┌──

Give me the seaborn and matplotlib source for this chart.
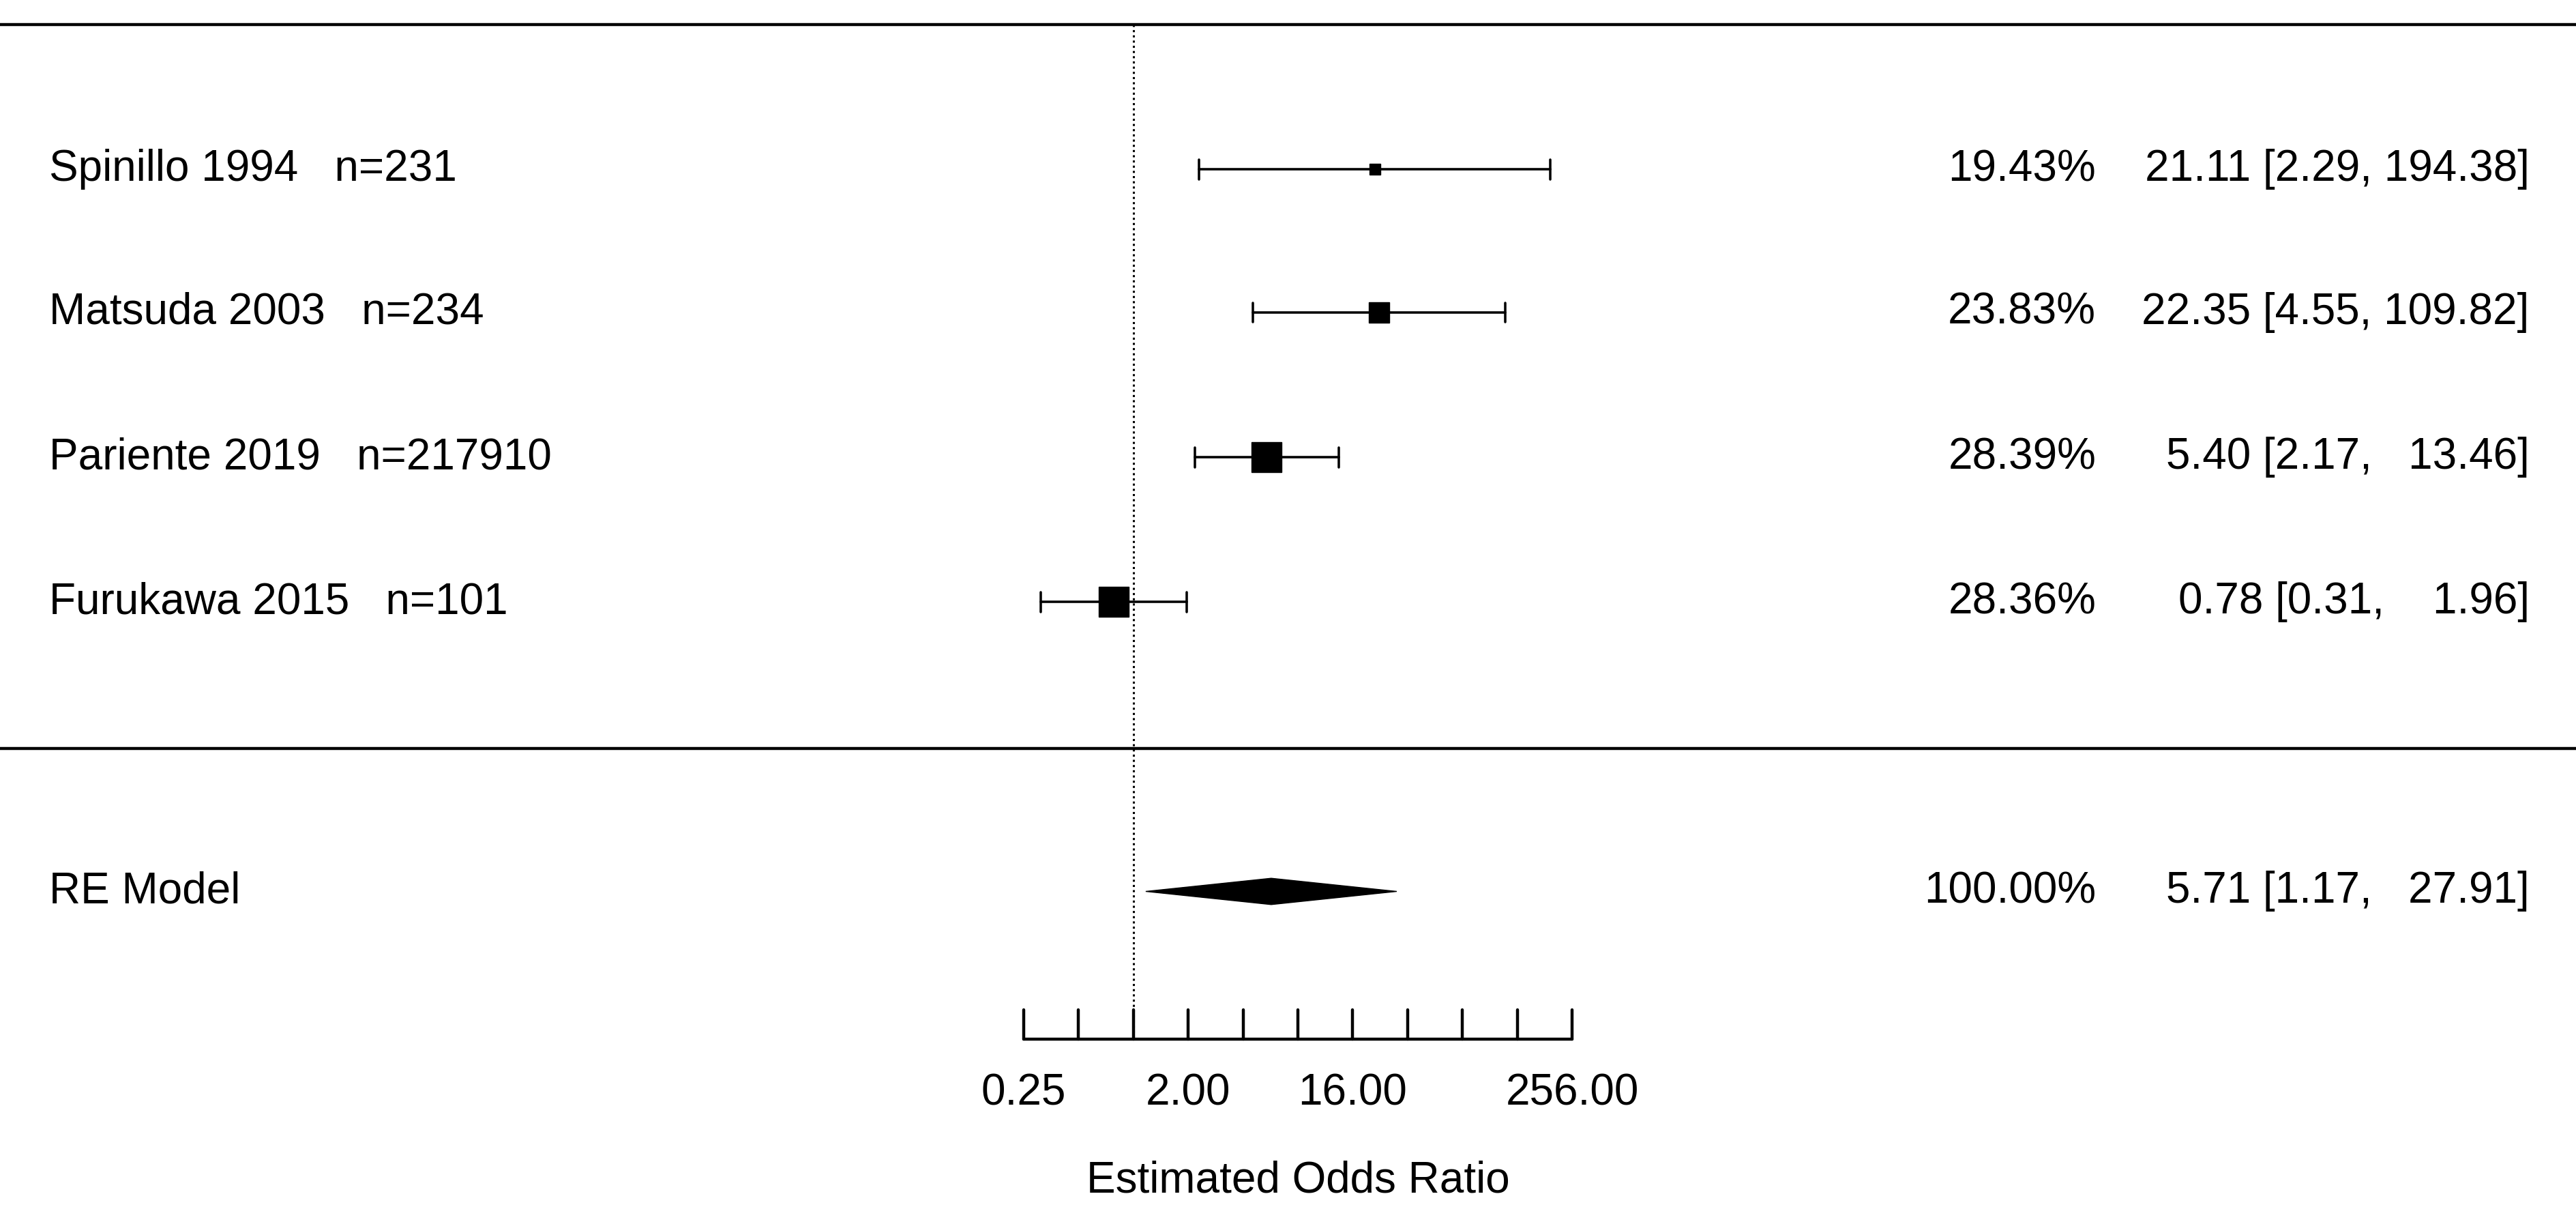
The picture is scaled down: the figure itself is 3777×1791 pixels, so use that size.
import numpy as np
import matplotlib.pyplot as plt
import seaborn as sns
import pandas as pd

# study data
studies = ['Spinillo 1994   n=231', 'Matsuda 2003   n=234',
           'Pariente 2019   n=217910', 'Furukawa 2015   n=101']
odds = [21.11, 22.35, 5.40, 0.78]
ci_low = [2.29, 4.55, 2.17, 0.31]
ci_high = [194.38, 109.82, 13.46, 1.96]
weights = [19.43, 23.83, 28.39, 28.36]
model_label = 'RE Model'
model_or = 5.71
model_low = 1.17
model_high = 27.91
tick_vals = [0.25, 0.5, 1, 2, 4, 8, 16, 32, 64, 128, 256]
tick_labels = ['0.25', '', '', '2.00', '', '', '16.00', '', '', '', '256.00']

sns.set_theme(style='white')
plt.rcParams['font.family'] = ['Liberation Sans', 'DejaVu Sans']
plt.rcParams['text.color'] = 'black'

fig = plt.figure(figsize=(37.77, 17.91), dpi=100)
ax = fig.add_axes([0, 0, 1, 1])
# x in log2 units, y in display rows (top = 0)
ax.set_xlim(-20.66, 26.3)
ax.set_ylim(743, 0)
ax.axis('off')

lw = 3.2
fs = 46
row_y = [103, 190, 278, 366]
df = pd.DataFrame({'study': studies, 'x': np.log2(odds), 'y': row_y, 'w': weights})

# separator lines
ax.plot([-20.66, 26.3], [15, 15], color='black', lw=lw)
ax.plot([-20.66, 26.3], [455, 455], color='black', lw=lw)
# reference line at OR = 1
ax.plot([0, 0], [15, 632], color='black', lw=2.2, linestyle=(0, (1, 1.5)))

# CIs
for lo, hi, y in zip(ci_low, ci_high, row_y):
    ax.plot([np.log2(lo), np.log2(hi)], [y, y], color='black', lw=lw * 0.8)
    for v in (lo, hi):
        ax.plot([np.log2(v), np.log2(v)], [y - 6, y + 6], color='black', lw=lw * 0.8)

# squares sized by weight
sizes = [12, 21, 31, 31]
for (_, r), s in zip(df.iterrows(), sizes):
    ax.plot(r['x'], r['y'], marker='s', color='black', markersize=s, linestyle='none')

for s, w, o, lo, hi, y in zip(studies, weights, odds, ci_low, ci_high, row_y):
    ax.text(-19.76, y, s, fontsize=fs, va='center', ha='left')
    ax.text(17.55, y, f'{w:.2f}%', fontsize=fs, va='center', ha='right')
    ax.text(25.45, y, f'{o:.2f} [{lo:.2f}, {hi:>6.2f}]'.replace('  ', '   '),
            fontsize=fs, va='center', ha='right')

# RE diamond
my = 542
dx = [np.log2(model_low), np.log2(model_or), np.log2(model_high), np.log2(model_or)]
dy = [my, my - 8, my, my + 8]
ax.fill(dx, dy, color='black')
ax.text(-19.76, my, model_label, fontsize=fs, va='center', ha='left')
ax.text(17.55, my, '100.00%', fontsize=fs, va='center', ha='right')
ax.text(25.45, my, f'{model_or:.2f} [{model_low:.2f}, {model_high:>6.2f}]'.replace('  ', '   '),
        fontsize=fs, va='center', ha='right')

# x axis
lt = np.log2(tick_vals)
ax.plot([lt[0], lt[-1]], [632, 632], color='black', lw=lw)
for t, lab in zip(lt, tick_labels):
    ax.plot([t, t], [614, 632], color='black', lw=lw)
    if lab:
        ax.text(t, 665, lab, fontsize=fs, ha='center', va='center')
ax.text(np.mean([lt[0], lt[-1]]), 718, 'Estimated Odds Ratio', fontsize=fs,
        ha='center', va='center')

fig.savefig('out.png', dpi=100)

└──

▶ STATED GOAL: Without the pictures, print the whole listing exactly as given.

▶ SOLVED EXERCISE:
Give me the seaborn and matplotlib source for this chart.
The picture is scaled down: the figure itself is 3777×1791 pixels, so use that size.
import numpy as np
import matplotlib.pyplot as plt
import seaborn as sns
import pandas as pd

# study data
studies = ['Spinillo 1994   n=231', 'Matsuda 2003   n=234',
           'Pariente 2019   n=217910', 'Furukawa 2015   n=101']
odds = [21.11, 22.35, 5.40, 0.78]
ci_low = [2.29, 4.55, 2.17, 0.31]
ci_high = [194.38, 109.82, 13.46, 1.96]
weights = [19.43, 23.83, 28.39, 28.36]
model_label = 'RE Model'
model_or = 5.71
model_low = 1.17
model_high = 27.91
tick_vals = [0.25, 0.5, 1, 2, 4, 8, 16, 32, 64, 128, 256]
tick_labels = ['0.25', '', '', '2.00', '', '', '16.00', '', '', '', '256.00']

sns.set_theme(style='white')
plt.rcParams['font.family'] = ['Liberation Sans', 'DejaVu Sans']
plt.rcParams['text.color'] = 'black'

fig = plt.figure(figsize=(37.77, 17.91), dpi=100)
ax = fig.add_axes([0, 0, 1, 1])
# x in log2 units, y in display rows (top = 0)
ax.set_xlim(-20.66, 26.3)
ax.set_ylim(743, 0)
ax.axis('off')

lw = 3.2
fs = 46
row_y = [103, 190, 278, 366]
df = pd.DataFrame({'study': studies, 'x': np.log2(odds), 'y': row_y, 'w': weights})

# separator lines
ax.plot([-20.66, 26.3], [15, 15], color='black', lw=lw)
ax.plot([-20.66, 26.3], [455, 455], color='black', lw=lw)
# reference line at OR = 1
ax.plot([0, 0], [15, 632], color='black', lw=2.2, linestyle=(0, (1, 1.5)))

# CIs
for lo, hi, y in zip(ci_low, ci_high, row_y):
    ax.plot([np.log2(lo), np.log2(hi)], [y, y], color='black', lw=lw * 0.8)
    for v in (lo, hi):
        ax.plot([np.log2(v), np.log2(v)], [y - 6, y + 6], color='black', lw=lw * 0.8)

# squares sized by weight
sizes = [12, 21, 31, 31]
for (_, r), s in zip(df.iterrows(), sizes):
    ax.plot(r['x'], r['y'], marker='s', color='black', markersize=s, linestyle='none')

for s, w, o, lo, hi, y in zip(studies, weights, odds, ci_low, ci_high, row_y):
    ax.text(-19.76, y, s, fontsize=fs, va='center', ha='left')
    ax.text(17.55, y, f'{w:.2f}%', fontsize=fs, va='center', ha='right')
    ax.text(25.45, y, f'{o:.2f} [{lo:.2f}, {hi:>6.2f}]'.replace('  ', '   '),
            fontsize=fs, va='center', ha='right')

# RE diamond
my = 542
dx = [np.log2(model_low), np.log2(model_or), np.log2(model_high), np.log2(model_or)]
dy = [my, my - 8, my, my + 8]
ax.fill(dx, dy, color='black')
ax.text(-19.76, my, model_label, fontsize=fs, va='center', ha='left')
ax.text(17.55, my, '100.00%', fontsize=fs, va='center', ha='right')
ax.text(25.45, my, f'{model_or:.2f} [{model_low:.2f}, {model_high:>6.2f}]'.replace('  ', '   '),
        fontsize=fs, va='center', ha='right')

# x axis
lt = np.log2(tick_vals)
ax.plot([lt[0], lt[-1]], [632, 632], color='black', lw=lw)
for t, lab in zip(lt, tick_labels):
    ax.plot([t, t], [614, 632], color='black', lw=lw)
    if lab:
        ax.text(t, 665, lab, fontsize=fs, ha='center', va='center')
ax.text(np.mean([lt[0], lt[-1]]), 718, 'Estimated Odds Ratio', fontsize=fs,
        ha='center', va='center')

fig.savefig('out.png', dpi=100)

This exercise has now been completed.